▸ **What this task involves**
Without including any pictures, write out the listing below exactly.

┌─ Dataset

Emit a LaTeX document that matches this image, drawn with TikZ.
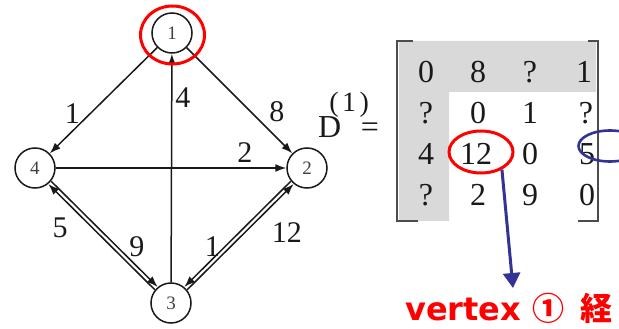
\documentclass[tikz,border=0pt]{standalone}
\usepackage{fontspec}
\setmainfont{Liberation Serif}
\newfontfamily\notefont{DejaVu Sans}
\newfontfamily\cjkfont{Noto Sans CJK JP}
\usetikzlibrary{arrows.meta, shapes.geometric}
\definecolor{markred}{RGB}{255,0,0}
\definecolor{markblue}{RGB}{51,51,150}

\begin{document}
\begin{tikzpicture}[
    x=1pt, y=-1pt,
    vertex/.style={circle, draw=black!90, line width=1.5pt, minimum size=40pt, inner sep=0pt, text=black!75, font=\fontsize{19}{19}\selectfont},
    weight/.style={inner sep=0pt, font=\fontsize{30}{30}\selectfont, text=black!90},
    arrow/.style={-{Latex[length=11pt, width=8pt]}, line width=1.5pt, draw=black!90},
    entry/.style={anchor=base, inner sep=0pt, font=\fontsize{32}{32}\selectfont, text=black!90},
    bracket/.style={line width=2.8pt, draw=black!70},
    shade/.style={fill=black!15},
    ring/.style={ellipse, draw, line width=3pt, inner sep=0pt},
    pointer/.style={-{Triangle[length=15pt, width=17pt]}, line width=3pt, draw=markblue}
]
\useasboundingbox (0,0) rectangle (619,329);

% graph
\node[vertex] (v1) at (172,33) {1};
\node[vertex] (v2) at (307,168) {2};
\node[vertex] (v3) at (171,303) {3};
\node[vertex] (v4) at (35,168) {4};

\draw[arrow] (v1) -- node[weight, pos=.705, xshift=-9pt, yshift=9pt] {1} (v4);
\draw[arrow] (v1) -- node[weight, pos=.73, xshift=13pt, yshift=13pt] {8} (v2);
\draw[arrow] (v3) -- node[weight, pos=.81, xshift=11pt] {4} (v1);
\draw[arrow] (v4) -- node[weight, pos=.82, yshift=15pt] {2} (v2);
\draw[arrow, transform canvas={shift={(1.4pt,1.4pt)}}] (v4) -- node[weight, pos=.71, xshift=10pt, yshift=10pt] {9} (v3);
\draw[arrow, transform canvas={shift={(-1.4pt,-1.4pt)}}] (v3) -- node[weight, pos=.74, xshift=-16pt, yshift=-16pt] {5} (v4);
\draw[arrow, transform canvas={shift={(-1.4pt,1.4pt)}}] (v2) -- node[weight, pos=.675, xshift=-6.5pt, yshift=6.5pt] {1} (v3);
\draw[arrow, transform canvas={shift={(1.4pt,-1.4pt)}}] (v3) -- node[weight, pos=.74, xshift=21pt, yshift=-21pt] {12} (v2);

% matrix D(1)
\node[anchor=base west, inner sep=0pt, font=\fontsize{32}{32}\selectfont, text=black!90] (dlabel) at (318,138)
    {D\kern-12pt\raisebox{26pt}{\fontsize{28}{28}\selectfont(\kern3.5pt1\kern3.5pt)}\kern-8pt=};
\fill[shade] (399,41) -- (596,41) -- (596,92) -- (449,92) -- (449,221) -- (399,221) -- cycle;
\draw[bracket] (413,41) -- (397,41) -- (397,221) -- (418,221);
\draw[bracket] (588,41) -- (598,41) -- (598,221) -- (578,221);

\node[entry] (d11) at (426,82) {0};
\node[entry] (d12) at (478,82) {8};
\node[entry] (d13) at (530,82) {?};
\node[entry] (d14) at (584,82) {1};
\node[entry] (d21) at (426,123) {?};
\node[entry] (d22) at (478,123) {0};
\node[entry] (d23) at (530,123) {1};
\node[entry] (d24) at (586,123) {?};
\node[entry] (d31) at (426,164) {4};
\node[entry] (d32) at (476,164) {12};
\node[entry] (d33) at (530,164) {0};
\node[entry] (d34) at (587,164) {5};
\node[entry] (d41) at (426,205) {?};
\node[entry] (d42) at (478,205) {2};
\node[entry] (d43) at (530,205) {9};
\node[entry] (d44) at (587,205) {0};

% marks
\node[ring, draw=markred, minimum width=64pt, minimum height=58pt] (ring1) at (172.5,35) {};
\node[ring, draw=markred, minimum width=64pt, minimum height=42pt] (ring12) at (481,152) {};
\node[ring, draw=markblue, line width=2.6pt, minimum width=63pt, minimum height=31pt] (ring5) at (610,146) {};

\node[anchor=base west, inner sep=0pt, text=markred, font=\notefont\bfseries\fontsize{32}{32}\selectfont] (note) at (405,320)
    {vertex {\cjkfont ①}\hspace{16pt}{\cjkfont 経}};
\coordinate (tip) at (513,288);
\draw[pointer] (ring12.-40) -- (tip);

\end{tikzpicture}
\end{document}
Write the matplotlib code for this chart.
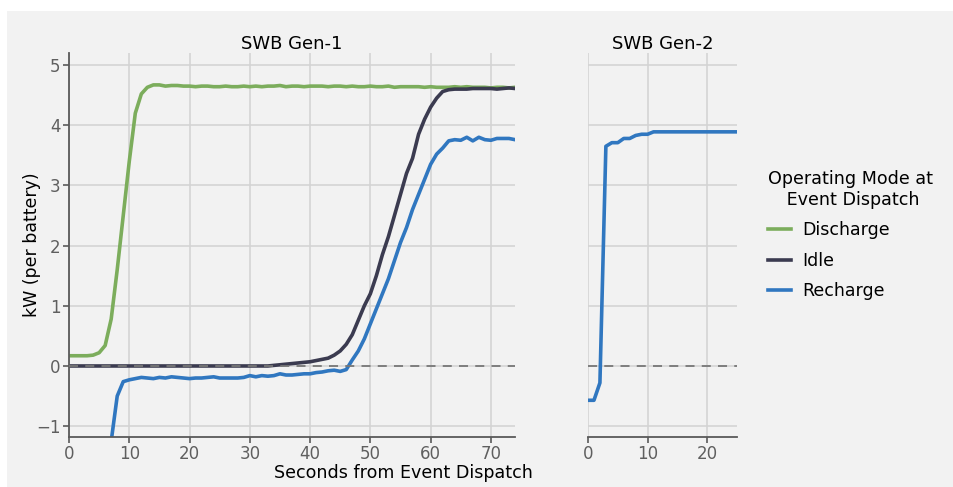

└─

▸ **Right answer**
Emit a LaTeX document that matches this image, drawn with TikZ.
\documentclass[tikz,border=0pt]{standalone}
\usepackage{fontspec}
\setmainfont{Liberation Serif}
\newfontfamily\notefont{DejaVu Sans}
\newfontfamily\cjkfont{Noto Sans CJK JP}
\usetikzlibrary{arrows.meta, shapes.geometric}
\definecolor{markred}{RGB}{255,0,0}
\definecolor{markblue}{RGB}{51,51,150}

\begin{document}
\begin{tikzpicture}[
    x=1pt, y=-1pt,
    vertex/.style={circle, draw=black!90, line width=1.5pt, minimum size=40pt, inner sep=0pt, text=black!75, font=\fontsize{19}{19}\selectfont},
    weight/.style={inner sep=0pt, font=\fontsize{30}{30}\selectfont, text=black!90},
    arrow/.style={-{Latex[length=11pt, width=8pt]}, line width=1.5pt, draw=black!90},
    entry/.style={anchor=base, inner sep=0pt, font=\fontsize{32}{32}\selectfont, text=black!90},
    bracket/.style={line width=2.8pt, draw=black!70},
    shade/.style={fill=black!15},
    ring/.style={ellipse, draw, line width=3pt, inner sep=0pt},
    pointer/.style={-{Triangle[length=15pt, width=17pt]}, line width=3pt, draw=markblue}
]
\useasboundingbox (0,0) rectangle (619,329);

% graph
\node[vertex] (v1) at (172,33) {1};
\node[vertex] (v2) at (307,168) {2};
\node[vertex] (v3) at (171,303) {3};
\node[vertex] (v4) at (35,168) {4};

\draw[arrow] (v1) -- node[weight, pos=.705, xshift=-9pt, yshift=9pt] {1} (v4);
\draw[arrow] (v1) -- node[weight, pos=.73, xshift=13pt, yshift=13pt] {8} (v2);
\draw[arrow] (v3) -- node[weight, pos=.81, xshift=11pt] {4} (v1);
\draw[arrow] (v4) -- node[weight, pos=.82, yshift=15pt] {2} (v2);
\draw[arrow, transform canvas={shift={(1.4pt,1.4pt)}}] (v4) -- node[weight, pos=.71, xshift=10pt, yshift=10pt] {9} (v3);
\draw[arrow, transform canvas={shift={(-1.4pt,-1.4pt)}}] (v3) -- node[weight, pos=.74, xshift=-16pt, yshift=-16pt] {5} (v4);
\draw[arrow, transform canvas={shift={(-1.4pt,1.4pt)}}] (v2) -- node[weight, pos=.675, xshift=-6.5pt, yshift=6.5pt] {1} (v3);
\draw[arrow, transform canvas={shift={(1.4pt,-1.4pt)}}] (v3) -- node[weight, pos=.74, xshift=21pt, yshift=-21pt] {12} (v2);

% matrix D(1)
\node[anchor=base west, inner sep=0pt, font=\fontsize{32}{32}\selectfont, text=black!90] (dlabel) at (318,138)
    {D\kern-12pt\raisebox{26pt}{\fontsize{28}{28}\selectfont(\kern3.5pt1\kern3.5pt)}\kern-8pt=};
\fill[shade] (399,41) -- (596,41) -- (596,92) -- (449,92) -- (449,221) -- (399,221) -- cycle;
\draw[bracket] (413,41) -- (397,41) -- (397,221) -- (418,221);
\draw[bracket] (588,41) -- (598,41) -- (598,221) -- (578,221);

\node[entry] (d11) at (426,82) {0};
\node[entry] (d12) at (478,82) {8};
\node[entry] (d13) at (530,82) {?};
\node[entry] (d14) at (584,82) {1};
\node[entry] (d21) at (426,123) {?};
\node[entry] (d22) at (478,123) {0};
\node[entry] (d23) at (530,123) {1};
\node[entry] (d24) at (586,123) {?};
\node[entry] (d31) at (426,164) {4};
\node[entry] (d32) at (476,164) {12};
\node[entry] (d33) at (530,164) {0};
\node[entry] (d34) at (587,164) {5};
\node[entry] (d41) at (426,205) {?};
\node[entry] (d42) at (478,205) {2};
\node[entry] (d43) at (530,205) {9};
\node[entry] (d44) at (587,205) {0};

% marks
\node[ring, draw=markred, minimum width=64pt, minimum height=58pt] (ring1) at (172.5,35) {};
\node[ring, draw=markred, minimum width=64pt, minimum height=42pt] (ring12) at (481,152) {};
\node[ring, draw=markblue, line width=2.6pt, minimum width=63pt, minimum height=31pt] (ring5) at (610,146) {};

\node[anchor=base west, inner sep=0pt, text=markred, font=\notefont\bfseries\fontsize{32}{32}\selectfont] (note) at (405,320)
    {vertex {\cjkfont ①}\hspace{16pt}{\cjkfont 経}};
\coordinate (tip) at (513,288);
\draw[pointer] (ring12.-40) -- (tip);

\end{tikzpicture}
\end{document}
Write the matplotlib code for this chart.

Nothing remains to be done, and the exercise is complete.